Who is to say what is integrated and what is not? Scientists try to answer two main types of questions:
The 'what' question is much easier to answer than the 'why' question.
Many scientists think that experiments are the only way to answer why, but the truth is that the question is rarely answered completely, just as no hypothesis can be 'proven to be true'.
Experiments rarely answer the why question definitively, and they sometimes answer it incorrectly, because experiments are designed to examine one or two variables, while holding all other conditions equal, which is easier said than done.
One fundamental question is whether, particularly in complex fields such as community and ecosystem ecology, experiments are even relevant to understanding the why of natural phenomena.
Another issue is the degree to which our assumptions, procedures, and even statistical analysis prevent us from understanding the "why of the whats" that we observe and measure.

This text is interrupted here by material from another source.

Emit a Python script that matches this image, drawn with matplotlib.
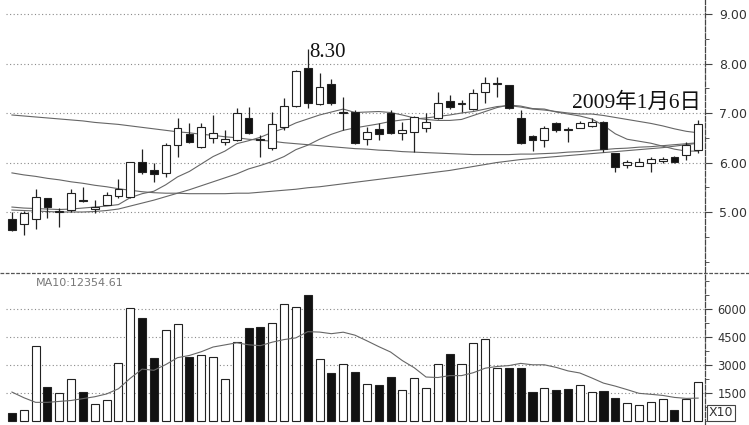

The attempt to consider all of these issues in the design and execution of a research project is the basis of integrated research.
Planning and conducting integrated research generally requires expertise in more disciplines than an individual scientist can master, and thus requires collaboration. It also requires skepticism and the willingness to challenge assumptions, including assumptions about experimental and statistical methods, throughout the entire course of the research. In some cases, a detailed study of "what happens" over a wide range of conditions can provide a more complete answer to the why question than can an experiment.
The challenge of integrated research is to determine the most probable whys of natural phenomena so we can make predictions based on an understanding of processes, not on merely the detailed description of "what happens under which conditions".